- Huw Hughes |
For the first quarter ended May 4, 2019, net sales at Gap Inc. were 3.7 billion dollars, a decrease of 2 percent compared with last year, while gross profit was 1.34 billion dollars, down 6 percent. Diluted earnings per share were 0.60 dollars on a reported basis.
“This quarter was extremely challenging, and we are not at all satisfied with our results. We are committed to improving our execution and performance this year,” Art Peck, president and chief executive officer at Gap Inc said in a statement. “We remain confident in our plan to separate into two independently traded public companies in 2020, and we are focused on setting up both companies for long term value creation and profitable growth.”
Gap’s comparable sales for the first quarter were down 4 percent compared with a 1 percent increase last year. Comparable sales at Gap Global were negative 10 percent versus negative 4 percent last year; at Banana Republic Global, negative 3 percent versus positive 3 percent last year; and at Old Navy Global, negative 1 percent versus positive 3 percent last year.
Gap brand restructuring continues with planned store closures
Gross margin was 36.3 percent, a decrease of 140 basis points compared with last year, while operating margin was 8.5 percent, an increase of 240 basis points compared with last year.

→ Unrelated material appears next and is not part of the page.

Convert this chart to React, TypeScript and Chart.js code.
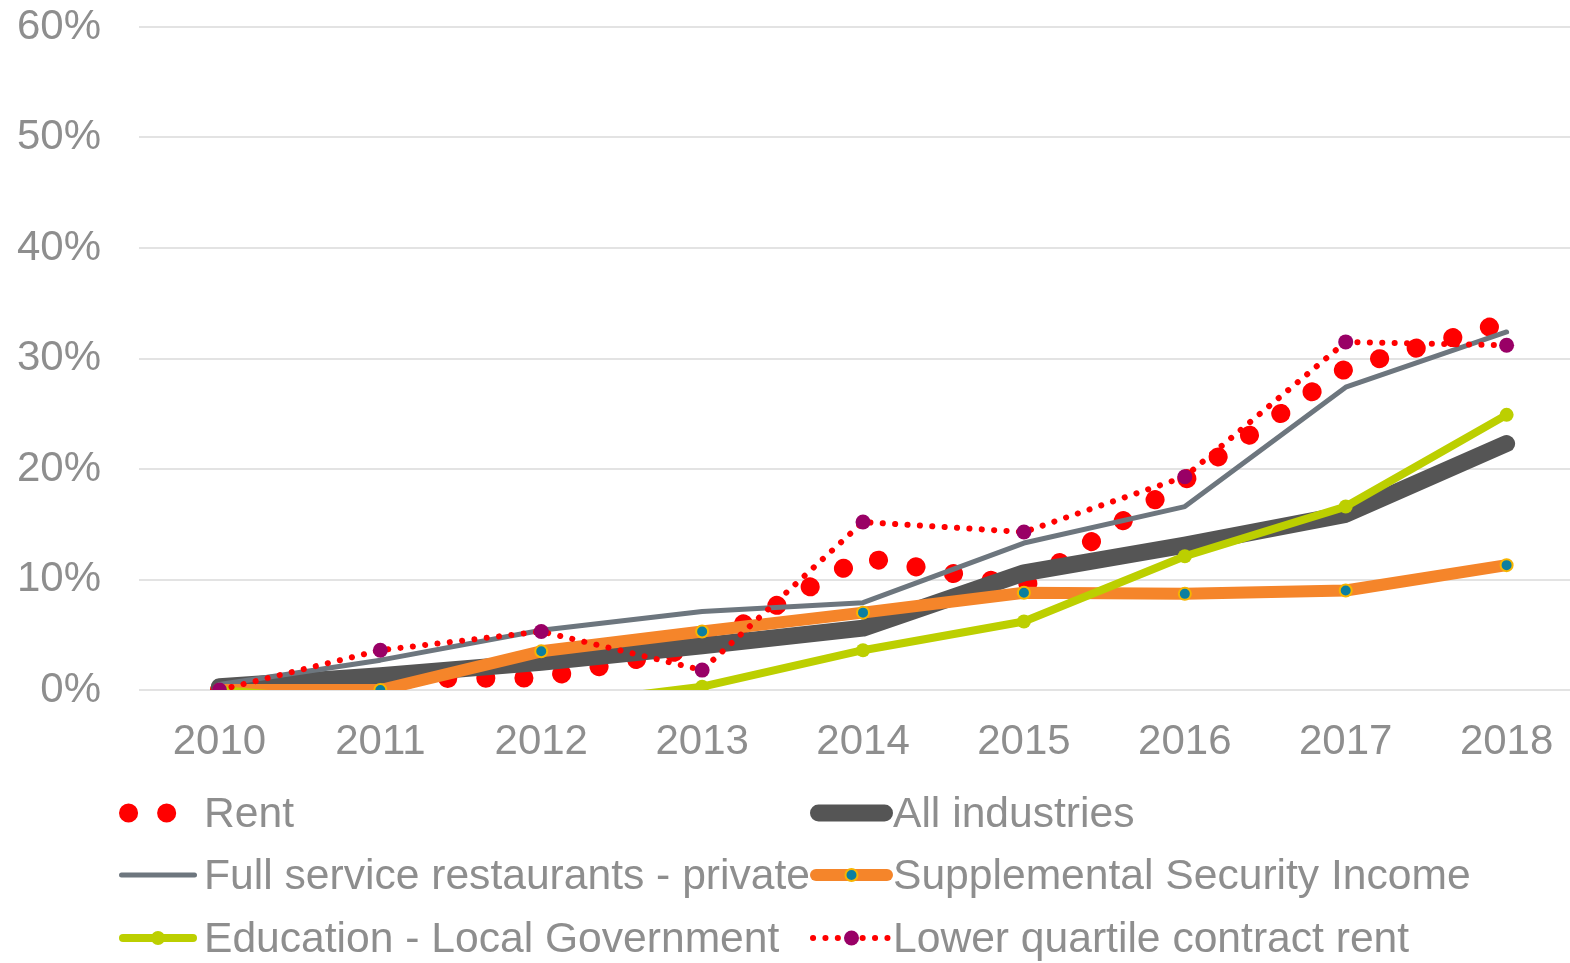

Adjusted operating margin was 3.5 percent, a decrease of 260 basis points compared with last year.
The company said it now expects to close about 30 company-operated stores, net of openings and repositions in fiscal year 2019. “The updated guidance reflects about 10 additional store openings for both Old Navy and Athleta,” the company said in its quarterly report. “This guidance also includes about 130 closures related to the Gap brand fleet restructuring, the majority of which are expected to close in the fourth quarter of fiscal 2019.” The company expects store openings to be focused on Old Navy, Athleta and Gap China locations.